All in all, the majority of the change in his self-conceptualization takes place in the final season, in which White orders the execution of more than 10 inmates who had evidence that would incriminate him to Fring’s operation. He also saw the killing of Schrader, his DEA brother in law, and this led to widespread outcry from his family. Schrader was killed in a desert where he had pursued White upon learning that the wilderness was the place where he had buried over 80 million dollars of his cash. The gang that killed Schrader also managed to steal Whites money, leaving him with only 11 million dollars as a sign of good will. Later on, upon learning that the law enforcement officers were pursuing him, White escaped to hide at a New Hampshire cabin where he continues to struggle with his cancer. He later decides to visit his family and carry out revenge on the gang that stole his money. As such, the season marked his complete final stage in the change of his self-concept, where he viewed himself as a ruthless and dangerous killer, ready to sacrifice anyone who pursued him, including his own relatives (Collins and Susan 18). His death occurred after he succumbed to a bullet injury, marking his transformation from a rational and admirable high school teacher to an unforgiving murderer who had amassed lots of wealth from an illegal drug operation.

Works Cited

Bhattacharya, Sanjiv. “How Breaking Bad Creator Vince Gilligan Invented TV’s Greatest Anti-Hero”. Esquire. N.p., 2013. Web. 31 May 2016.

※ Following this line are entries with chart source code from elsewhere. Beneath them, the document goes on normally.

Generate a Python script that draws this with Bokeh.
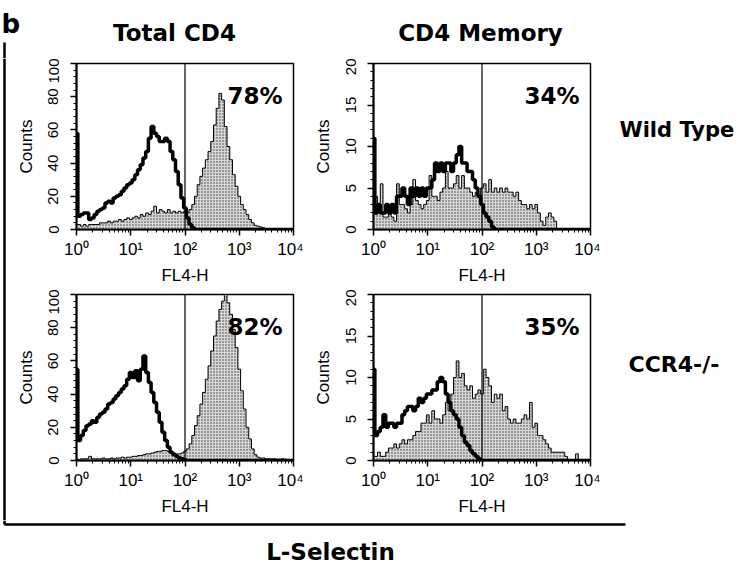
from bokeh.plotting import figure
from bokeh.models import Range1d, FixedTicker, Span, Label, ColumnDataSource
from bokeh.layouts import row, column
from bokeh.embed import file_html
from bokeh.resources import INLINE

BOLD_FONT = "DejaVu Sans"
AXIS_FONT = "Liberation Sans"

# ---------------- data ----------------
BIN_LOG = [round(0.05 * i, 2) for i in range(81)]          # log10(FL4-H) channel centres
X_TICKS = [1, 10, 100, 1000, 10000]
X_TICK_LABELS = ["10\u2070", "10\u00b9", "10\u00b2", "10\u00b3", "10\u2074"]
GATE = 100

COL_TITLES = ["Total CD4", "CD4 Memory"]
ROW_TITLES = ["Wild Type", "CCR4-/-"]
PERCENTS = ["78%", "34%", "82%", "35%"]
X_LABEL = "FL4-H"
Y_LABEL = "Counts"
BOTTOM_LABEL = "L-Selectin"
PANEL_LETTER = "b"

TOTAL_Y_TICKS = [0, 20, 40, 60, 80, 100]
MEMORY_Y_TICKS = [0, 5, 10, 15, 20]

# Wild type, total CD4
TL_OPEN = [58, 8, 9, 10, 10, 6, 7, 9, 11, 12,
           13, 16, 17, 16, 19, 20, 21, 23, 25, 27,
           28, 30, 33, 36, 39, 43, 47, 55, 62, 58,
           56, 53, 53, 55, 53, 47, 42, 35, 27, 19,
           13, 7, 3, 1, 0, 0, 0, 0, 0, 0,
           0, 0, 0, 0, 0, 0, 0, 0, 0, 0,
           0, 0, 0, 0, 0, 0, 0, 0, 0, 0,
           0, 0, 0, 0, 0, 0, 0, 0, 0, 0,
           0]
TL_FILL = [3, 3, 2, 3, 2, 3, 3, 3, 3, 4,
           4, 4, 5, 4, 5, 5, 6, 5, 6, 7,
           6, 7, 8, 7, 9, 8, 10, 9, 11, 14,
           10, 12, 11, 10, 12, 10, 11, 10, 11, 10,
           11, 10, 12, 15, 20, 27, 32, 37, 42, 47,
           53, 63, 73, 82, 78, 62, 50, 42, 33, 26,
           20, 15, 12, 9, 6, 4, 2.5, 2, 1.5, 1,
           0.5, 0, 0, 0, 0, 0, 0, 0, 0, 0,
           0]

# Wild type, CD4 memory
TR_OPEN = [11, 2, 3, 2, 2, 3, 2, 3, 2, 4,
           4, 5, 4, 3, 5, 4, 5, 4, 5, 4,
           5, 5, 6, 8, 7, 8, 7, 8, 8, 7,
           8, 9, 10, 8, 8, 7, 7, 6, 5, 4,
           3, 2, 1.5, 1, 0.3, 0, 0, 0, 0, 0,
           0, 0, 0, 0, 0, 0, 0, 0, 0, 0,
           0, 0, 0, 0, 0, 0, 0, 0, 0, 0,
           0, 0, 0, 0, 0, 0, 0, 0, 0, 0,
           0]
TR_FILL = [3, 4, 3, 5.5, 1.5, 1.5, 2, 1.5, 1, 5.5,
           3, 3, 2.5, 2, 3, 6, 3.5, 3, 2.5, 3,
           3.5, 6.5, 4, 4, 3.5, 4.5, 5, 7, 5, 5,
           5.5, 6.5, 5, 6.5, 5, 5, 4.5, 4, 4.5, 4,
           5, 5.5, 4.5, 6, 4.5, 5, 4.5, 5, 4.5, 5,
           4.5, 4.5, 4, 4.5, 3.5, 3, 3, 2.5, 3, 2.5,
           3, 2, 1, 0.5, 1.5, 2, 1.5, 1, 0, 0,
           0, 0, 0, 0, 0, 0, 0, 0, 0, 0,
           0]

# CCR4-/-, total CD4
BL_OPEN = [55, 12, 15, 18, 21, 22, 24, 23, 26, 28,
           29, 31, 34, 35, 37, 39, 41, 43, 45, 49,
           53, 50, 54, 48, 55, 63, 53, 47, 41, 35,
           29, 23, 17, 12, 8, 5, 3.5, 2.5, 1.5, 1,
           0.5, 0, 0, 0, 0, 0, 0, 0, 0, 0,
           0, 0, 0, 0, 0, 0, 0, 0, 0, 0,
           0, 0, 0, 0, 0, 0, 0, 0, 0, 0,
           0, 0, 0, 0, 0, 0, 0, 0, 0, 0,
           0]
BL_FILL = [1, 0.5, 1, 1, 1, 2.5, 1, 1, 1, 1,
           1.5, 1, 1, 1.5, 1, 1.5, 1.5, 2, 1.5, 2,
           2, 2.5, 2.5, 3, 3, 3.5, 4, 4, 4.5, 5,
           5.5, 5.5, 6, 6, 5.5, 5, 4.5, 4, 4, 4.5,
           5.5, 7, 10, 15, 21, 27, 34, 41, 49, 57,
           66, 75, 84, 91, 96, 100, 95, 88, 79, 68,
           55, 42, 31, 20, 13, 7, 3.5, 2, 1.5, 1.5,
           1, 1, 1, 1, 0.8, 0.8, 1, 0.8, 0.5, 0.5,
           0.5]

# CCR4-/-, CD4 memory
BR_OPEN = [11, 3, 3.5, 4, 5.5, 4, 4.5, 4.5, 4, 4.5,
           4.5, 5.5, 6, 6.5, 6.5, 6, 6.5, 7.5, 7, 7.5,
           8, 8, 8.5, 8.5, 9.5, 10, 9.5, 8, 7, 6,
           5.5, 5, 4, 3, 2.2, 1.8, 1.2, 0.8, 0.5, 0.2,
           0, 0, 0, 0, 0, 0, 0, 0, 0, 0,
           0, 0, 0, 0, 0, 0, 0, 0, 0, 0,
           0, 0, 0, 0, 0, 0, 0, 0, 0, 0,
           0, 0, 0, 0, 0, 0, 0, 0, 0, 0,
           0]
BR_FILL = [0.5, 0.5, 1, 0.5, 0.5, 1, 1.5, 1.5, 2, 1.5,
           2, 2.5, 2, 2.5, 2.5, 3, 3.5, 3.5, 4.5, 4.5,
           5.5, 4.5, 6, 5, 5, 4.5, 5.5, 7, 6, 8,
           10, 12, 10, 10.5, 9, 8.5, 9, 7.5, 8, 8.5,
           8, 11, 10, 9, 7, 8, 7.5, 8, 6, 6.5,
           5, 4.5, 5, 4.5, 4.5, 5, 5.5, 5, 7, 4,
           4.5, 3, 3, 2.5, 2, 1.5, 1, 1, 1, 1,
           1, 0.5, 0, 0, 0, 0.8, 0, 0, 0, 0,
           0]

# ---------------- layout constants (pixels) ----------------
STRIP_W = 8
HEADER_H = 58
FRAME_W = 217
FRAME_H = 166
TOP_B = 5
BOT_B = 60
PANEL_H = TOP_B + FRAME_H + BOT_B
LABEL_W = 140
FOOTER_H = 46
TOTAL_W = 740


def decor(width, height):
    p = figure(width=width, height=height, x_range=Range1d(0, width),
               y_range=Range1d(height, 0), toolbar_location=None,
               output_backend="svg", min_border=0,
               x_axis_location=None, y_axis_location=None)
    p.grid.visible = False
    p.outline_line_color = None
    return p


def bold_label(p, x, y, text, size, align="left"):
    p.add_layout(Label(x=x, y=y, text=text, text_font=BOLD_FONT,
                       text_font_size=size, text_font_style="bold",
                       text_align=align, text_baseline="alphabetic",
                       text_color="black"))


def panel(open_vals, fill_vals, ymax, yticks, minor_step, pct,
          border_left, border_right):
    width = border_left + FRAME_W + border_right
    p = figure(width=width, height=PANEL_H, x_axis_type="log",
               x_range=Range1d(1, 10000), y_range=Range1d(0, ymax),
               toolbar_location=None, output_backend="svg",
               min_border_left=border_left, min_border_right=border_right,
               min_border_top=TOP_B, min_border_bottom=BOT_B)
    p.grid.visible = False
    p.outline_line_color = "black"
    p.outline_line_width = 1.5
    p.background_fill_color = "white"

    src = ColumnDataSource(dict(x=[10 ** v for v in BIN_LOG],
                                o=open_vals, f=fill_vals,
                                z=[0] * len(BIN_LOG)))
    p.varea_step(x="x", y1="z", y2="f", source=src, step_mode="center",
                 fill_color="#d6d6d6", hatch_pattern="dot",
                 hatch_color="#3a3a3a", hatch_scale=3, hatch_weight=1)
    p.step("x", "f", source=src, mode="center", line_color="black",
           line_width=1)
    p.step("x", "o", source=src, mode="center", line_color="black",
           line_width=3.5)
    p.add_layout(Span(location=GATE, dimension="height",
                      line_color="black", line_width=1.2))
    p.add_layout(Label(x=10 ** 3.8, y=ymax * (1 - 32 / FRAME_H), text=pct,
                       text_font=BOLD_FONT, text_font_size="23px",
                       text_font_style="bold", text_align="right",
                       text_baseline="alphabetic", text_color="black"))

    xa = p.xaxis[0]
    xa.ticker = FixedTicker(ticks=X_TICKS,
                            minor_ticks=[m * 10 ** d for d in range(4)
                                         for m in range(2, 10)])
    xa.major_label_overrides = {t: l for t, l in zip(X_TICKS, X_TICK_LABELS)}
    xa.axis_label = X_LABEL
    ya = p.yaxis[0]
    ya.ticker = FixedTicker(ticks=yticks,
                            minor_ticks=[v * minor_step for v in
                                         range(int(ymax / minor_step) + 1)])
    ya.major_label_orientation = "vertical"
    ya.axis_label = Y_LABEL
    for ax in (xa, ya):
        ax.axis_line_color = "black"
        ax.axis_line_width = 2
        ax.major_tick_line_color = "black"
        ax.minor_tick_line_color = "black"
        ax.major_tick_line_width = 1.5
        ax.major_tick_in = 0
        ax.major_tick_out = 6
        ax.minor_tick_in = 0
        ax.minor_tick_out = 3
        ax.major_label_text_font = AXIS_FONT
        ax.major_label_text_color = "black"
        ax.axis_label_text_font = AXIS_FONT
        ax.axis_label_text_font_size = "17px"
        ax.axis_label_text_font_style = "normal"
        ax.axis_label_text_color = "black"
    xa.major_label_text_font_size = "17px"
    ya.major_label_text_font_size = "15px"
    xa.major_label_standoff = 4
    xa.axis_label_standoff = 4
    ya.major_label_standoff = 12
    ya.axis_label_standoff = 10
    return p


# ---------------- figures ----------------
header = decor(TOTAL_W, HEADER_H)
bold_label(header, 1, 23, PANEL_LETTER, "26px")
bold_label(header, 174, 32, COL_TITLES[0], "23px", "center")
bold_label(header, 480, 32, COL_TITLES[1], "23px", "center")
header.segment(x0=[4], y0=[42], x1=[4], y1=[HEADER_H],
               line_color="black", line_width=2.5)

strip = decor(STRIP_W, 2 * PANEL_H)
strip.segment(x0=[4], y0=[0], x1=[4], y1=[2 * PANEL_H],
              line_color="black", line_width=2.5)

tl = panel(TL_OPEN, TL_FILL, 100, TOTAL_Y_TICKS, 4, PERCENTS[0], 68, 10)
tr = panel(TR_OPEN, TR_FILL, 20, MEMORY_Y_TICKS, 1, PERCENTS[1], 70, 10)
bl = panel(BL_OPEN, BL_FILL, 100, TOTAL_Y_TICKS, 4, PERCENTS[2], 68, 10)
br = panel(BR_OPEN, BR_FILL, 20, MEMORY_Y_TICKS, 1, PERCENTS[3], 70, 10)

lab_wt = decor(LABEL_W, PANEL_H)
bold_label(lab_wt, 19, 92, ROW_TITLES[0], "21px")
lab_ko = decor(LABEL_W, PANEL_H)
bold_label(lab_ko, 28, 98, ROW_TITLES[1], "22px")

footer = decor(TOTAL_W, FOOTER_H)
footer.segment(x0=[4, 4], y0=[0, 4], x1=[4, 625], y1=[4, 4],
               line_color="black", line_width=2.5)
bold_label(footer, 330, 31, BOTTOM_LABEL, "23px", "center")

layout = column(header,
                row(strip, column(row(tl, tr, lab_wt), row(bl, br, lab_ko))),
                footer)

open("out.html", "w").write(file_html(layout, INLINE))
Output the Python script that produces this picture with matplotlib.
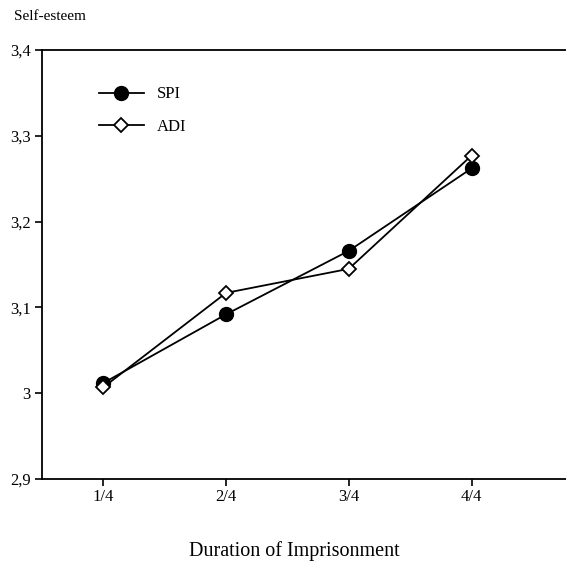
import matplotlib
matplotlib.use("Agg")
import matplotlib.pyplot as plt

# values
periods = ['1/4', '2/4', '3/4', '4/4']
spi = [3.012, 3.092, 3.166, 3.262]
adi = [3.007, 3.117, 3.145, 3.277]
yticks = [2.9, 3.0, 3.1, 3.2, 3.3, 3.4]
ylabels = ['2,9', '3', '3,1', '3,2', '3,3', '3,4']

plt.rcParams['font.family'] = ['Liberation Serif', 'DejaVu Serif']

fig = plt.figure(figsize=(5.66, 5.65), dpi=100)
ax = fig.add_axes([0.0742, 0.152, 0.9258, 0.7595])

x = list(range(1, len(periods) + 1))
ax.plot(x, spi, '-', color='black', lw=1.3, marker='o', ms=10,
        mfc='black', mec='black', label='SPI', zorder=3)
ax.plot(x, adi, '-', color='black', lw=1.3, marker='D', ms=7.5,
        mfc='white', mec='black', mew=1.3, label='ADI', zorder=4)

ax.set_xlim(0.5, 4.77)
ax.set_ylim(2.9, 3.4)
ax.set_xticks(x)
ax.set_xticklabels(periods, fontsize=12)
ax.set_yticks(yticks)
ax.set_yticklabels(ylabels, fontsize=12)
ax.spines['right'].set_visible(False)
for s in ['left', 'top', 'bottom']:
    ax.spines[s].set_linewidth(1.3)
ax.tick_params(direction='out', length=5, width=1.2, pad=3)
ax.tick_params(axis='x', pad=2)

ax.legend(loc='upper left', bbox_to_anchor=(0.08, 0.95), frameon=False,
          fontsize=12, handlelength=2.7, labelspacing=1.0, handletextpad=0.8)

fig.text(0.025, 0.982, 'Self-esteem', fontsize=11, va='top', ha='left')
fig.text(0.52, 0.025, 'Duration of Imprisonment', fontsize=14.5,
         ha='center', va='center')

fig.savefig('out.png', dpi=100)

“Breaking Bad”. AMC. N.p., 2016. Web. 31 May 2016.

Collins, Kelsey, and Susan Alexander. “Cooking Meth and Killing Girlfriends: Audience perception of justifiable crime in the television series Breaking Bad.” (2014).

Jowett, Sophia and David Lavallee. Social Psychology In Sport. Champaign, IL: Human Kinetics, 2007. Print.

Taylor, Brandon. “The Pleasure of Walter White’s Grotesque Odyssey: Complex Narrative Escalation in AMC’s Breaking Bad (2008–2013).”Offscreen. com-Cinematic Pleasures 19.5 (2015).

Work, Hazel. “Breaking Bad: The Transgressive Journey Of Walter White” N.p., 2014. Web. 31 May 2016.